### [INFORMATION SHOWN]

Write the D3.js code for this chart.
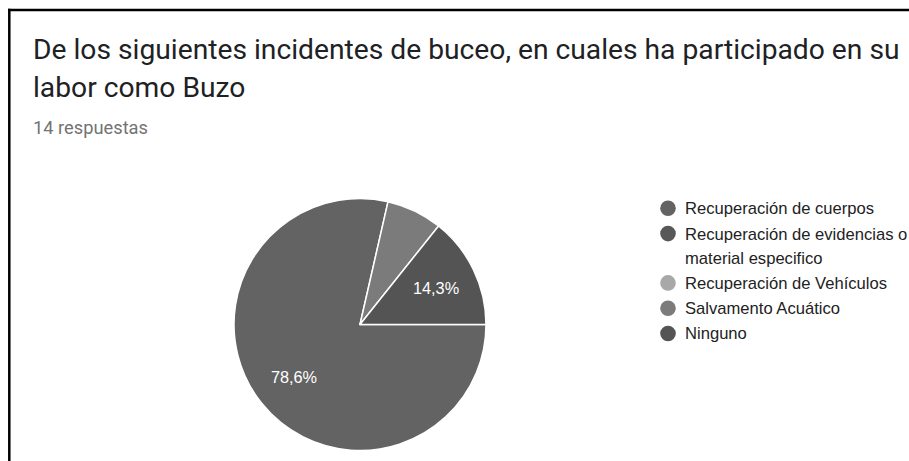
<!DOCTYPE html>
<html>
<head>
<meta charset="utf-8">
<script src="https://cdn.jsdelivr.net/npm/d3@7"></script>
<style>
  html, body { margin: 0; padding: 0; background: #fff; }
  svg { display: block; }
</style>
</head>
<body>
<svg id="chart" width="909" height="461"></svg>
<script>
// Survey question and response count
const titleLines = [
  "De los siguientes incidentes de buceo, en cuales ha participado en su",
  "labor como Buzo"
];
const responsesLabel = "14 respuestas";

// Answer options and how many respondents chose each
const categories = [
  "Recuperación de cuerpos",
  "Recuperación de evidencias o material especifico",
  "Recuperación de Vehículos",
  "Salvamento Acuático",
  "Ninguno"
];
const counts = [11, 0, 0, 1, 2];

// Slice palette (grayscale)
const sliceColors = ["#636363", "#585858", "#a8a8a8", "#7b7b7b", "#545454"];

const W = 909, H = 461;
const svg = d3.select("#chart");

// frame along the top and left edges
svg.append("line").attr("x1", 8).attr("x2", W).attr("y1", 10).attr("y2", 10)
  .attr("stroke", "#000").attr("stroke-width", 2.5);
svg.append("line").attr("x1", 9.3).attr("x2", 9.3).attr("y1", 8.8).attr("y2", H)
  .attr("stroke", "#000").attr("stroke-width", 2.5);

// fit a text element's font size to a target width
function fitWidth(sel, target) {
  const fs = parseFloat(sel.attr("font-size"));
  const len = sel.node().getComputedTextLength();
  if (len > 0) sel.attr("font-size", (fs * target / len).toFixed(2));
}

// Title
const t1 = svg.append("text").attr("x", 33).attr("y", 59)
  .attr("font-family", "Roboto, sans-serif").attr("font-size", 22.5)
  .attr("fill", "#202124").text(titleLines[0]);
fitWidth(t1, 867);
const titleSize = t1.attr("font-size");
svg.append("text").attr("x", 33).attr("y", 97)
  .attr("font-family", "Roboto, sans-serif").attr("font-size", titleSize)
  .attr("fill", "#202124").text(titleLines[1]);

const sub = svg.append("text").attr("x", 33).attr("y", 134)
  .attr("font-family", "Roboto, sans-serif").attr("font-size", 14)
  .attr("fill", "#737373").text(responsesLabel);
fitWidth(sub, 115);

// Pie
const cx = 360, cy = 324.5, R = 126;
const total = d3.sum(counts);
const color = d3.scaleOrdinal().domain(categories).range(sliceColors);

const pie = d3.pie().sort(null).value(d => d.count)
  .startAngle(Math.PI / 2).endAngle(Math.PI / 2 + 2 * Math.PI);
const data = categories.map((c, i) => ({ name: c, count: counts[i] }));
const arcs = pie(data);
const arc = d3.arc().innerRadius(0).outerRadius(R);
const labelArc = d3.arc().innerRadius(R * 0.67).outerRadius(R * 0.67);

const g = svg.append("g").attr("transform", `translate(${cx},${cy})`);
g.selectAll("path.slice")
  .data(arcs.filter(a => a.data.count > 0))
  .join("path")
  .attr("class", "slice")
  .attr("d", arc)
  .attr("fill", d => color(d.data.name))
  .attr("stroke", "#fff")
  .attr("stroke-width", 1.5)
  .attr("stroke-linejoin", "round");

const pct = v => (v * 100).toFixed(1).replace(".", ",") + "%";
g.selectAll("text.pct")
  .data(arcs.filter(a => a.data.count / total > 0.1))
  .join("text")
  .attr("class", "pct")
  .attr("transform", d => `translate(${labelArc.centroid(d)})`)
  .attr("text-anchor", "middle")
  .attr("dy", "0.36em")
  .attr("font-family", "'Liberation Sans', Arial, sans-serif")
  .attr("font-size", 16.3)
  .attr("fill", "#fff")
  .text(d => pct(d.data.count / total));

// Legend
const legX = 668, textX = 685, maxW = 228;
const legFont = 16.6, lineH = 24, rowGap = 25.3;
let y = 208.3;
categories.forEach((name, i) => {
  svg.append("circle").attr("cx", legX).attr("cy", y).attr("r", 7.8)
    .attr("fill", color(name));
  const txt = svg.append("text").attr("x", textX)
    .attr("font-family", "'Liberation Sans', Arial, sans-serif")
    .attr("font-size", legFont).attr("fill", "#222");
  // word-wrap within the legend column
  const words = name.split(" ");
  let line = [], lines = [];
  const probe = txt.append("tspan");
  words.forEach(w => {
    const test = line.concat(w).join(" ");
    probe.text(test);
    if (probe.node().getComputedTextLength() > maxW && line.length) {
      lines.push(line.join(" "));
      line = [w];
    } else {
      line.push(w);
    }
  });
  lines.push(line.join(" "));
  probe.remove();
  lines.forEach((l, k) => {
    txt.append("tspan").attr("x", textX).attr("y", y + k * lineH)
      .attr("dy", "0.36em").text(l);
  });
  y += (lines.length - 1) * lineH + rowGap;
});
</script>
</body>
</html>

### [TASK PROMPT]
Repeat the data exactly, without the pictures.

### [OUTPUT OF THE TASK]
Write the D3.js code for this chart.
<!DOCTYPE html>
<html>
<head>
<meta charset="utf-8">
<script src="https://cdn.jsdelivr.net/npm/d3@7"></script>
<style>
  html, body { margin: 0; padding: 0; background: #fff; }
  svg { display: block; }
</style>
</head>
<body>
<svg id="chart" width="909" height="461"></svg>
<script>
// Survey question and response count
const titleLines = [
  "De los siguientes incidentes de buceo, en cuales ha participado en su",
  "labor como Buzo"
];
const responsesLabel = "14 respuestas";

// Answer options and how many respondents chose each
const categories = [
  "Recuperación de cuerpos",
  "Recuperación de evidencias o material especifico",
  "Recuperación de Vehículos",
  "Salvamento Acuático",
  "Ninguno"
];
const counts = [11, 0, 0, 1, 2];

// Slice palette (grayscale)
const sliceColors = ["#636363", "#585858", "#a8a8a8", "#7b7b7b", "#545454"];

const W = 909, H = 461;
const svg = d3.select("#chart");

// frame along the top and left edges
svg.append("line").attr("x1", 8).attr("x2", W).attr("y1", 10).attr("y2", 10)
  .attr("stroke", "#000").attr("stroke-width", 2.5);
svg.append("line").attr("x1", 9.3).attr("x2", 9.3).attr("y1", 8.8).attr("y2", H)
  .attr("stroke", "#000").attr("stroke-width", 2.5);

// fit a text element's font size to a target width
function fitWidth(sel, target) {
  const fs = parseFloat(sel.attr("font-size"));
  const len = sel.node().getComputedTextLength();
  if (len > 0) sel.attr("font-size", (fs * target / len).toFixed(2));
}

// Title
const t1 = svg.append("text").attr("x", 33).attr("y", 59)
  .attr("font-family", "Roboto, sans-serif").attr("font-size", 22.5)
  .attr("fill", "#202124").text(titleLines[0]);
fitWidth(t1, 867);
const titleSize = t1.attr("font-size");
svg.append("text").attr("x", 33).attr("y", 97)
  .attr("font-family", "Roboto, sans-serif").attr("font-size", titleSize)
  .attr("fill", "#202124").text(titleLines[1]);

const sub = svg.append("text").attr("x", 33).attr("y", 134)
  .attr("font-family", "Roboto, sans-serif").attr("font-size", 14)
  .attr("fill", "#737373").text(responsesLabel);
fitWidth(sub, 115);

// Pie
const cx = 360, cy = 324.5, R = 126;
const total = d3.sum(counts);
const color = d3.scaleOrdinal().domain(categories).range(sliceColors);

const pie = d3.pie().sort(null).value(d => d.count)
  .startAngle(Math.PI / 2).endAngle(Math.PI / 2 + 2 * Math.PI);
const data = categories.map((c, i) => ({ name: c, count: counts[i] }));
const arcs = pie(data);
const arc = d3.arc().innerRadius(0).outerRadius(R);
const labelArc = d3.arc().innerRadius(R * 0.67).outerRadius(R * 0.67);

const g = svg.append("g").attr("transform", `translate(${cx},${cy})`);
g.selectAll("path.slice")
  .data(arcs.filter(a => a.data.count > 0))
  .join("path")
  .attr("class", "slice")
  .attr("d", arc)
  .attr("fill", d => color(d.data.name))
  .attr("stroke", "#fff")
  .attr("stroke-width", 1.5)
  .attr("stroke-linejoin", "round");

const pct = v => (v * 100).toFixed(1).replace(".", ",") + "%";
g.selectAll("text.pct")
  .data(arcs.filter(a => a.data.count / total > 0.1))
  .join("text")
  .attr("class", "pct")
  .attr("transform", d => `translate(${labelArc.centroid(d)})`)
  .attr("text-anchor", "middle")
  .attr("dy", "0.36em")
  .attr("font-family", "'Liberation Sans', Arial, sans-serif")
  .attr("font-size", 16.3)
  .attr("fill", "#fff")
  .text(d => pct(d.data.count / total));

// Legend
const legX = 668, textX = 685, maxW = 228;
const legFont = 16.6, lineH = 24, rowGap = 25.3;
let y = 208.3;
categories.forEach((name, i) => {
  svg.append("circle").attr("cx", legX).attr("cy", y).attr("r", 7.8)
    .attr("fill", color(name));
  const txt = svg.append("text").attr("x", textX)
    .attr("font-family", "'Liberation Sans', Arial, sans-serif")
    .attr("font-size", legFont).attr("fill", "#222");
  // word-wrap within the legend column
  const words = name.split(" ");
  let line = [], lines = [];
  const probe = txt.append("tspan");
  words.forEach(w => {
    const test = line.concat(w).join(" ");
    probe.text(test);
    if (probe.node().getComputedTextLength() > maxW && line.length) {
      lines.push(line.join(" "));
      line = [w];
    } else {
      line.push(w);
    }
  });
  lines.push(line.join(" "));
  probe.remove();
  lines.forEach((l, k) => {
    txt.append("tspan").attr("x", textX).attr("y", y + k * lineH)
      .attr("dy", "0.36em").text(l);
  });
  y += (lines.length - 1) * lineH + rowGap;
});
</script>
</body>
</html>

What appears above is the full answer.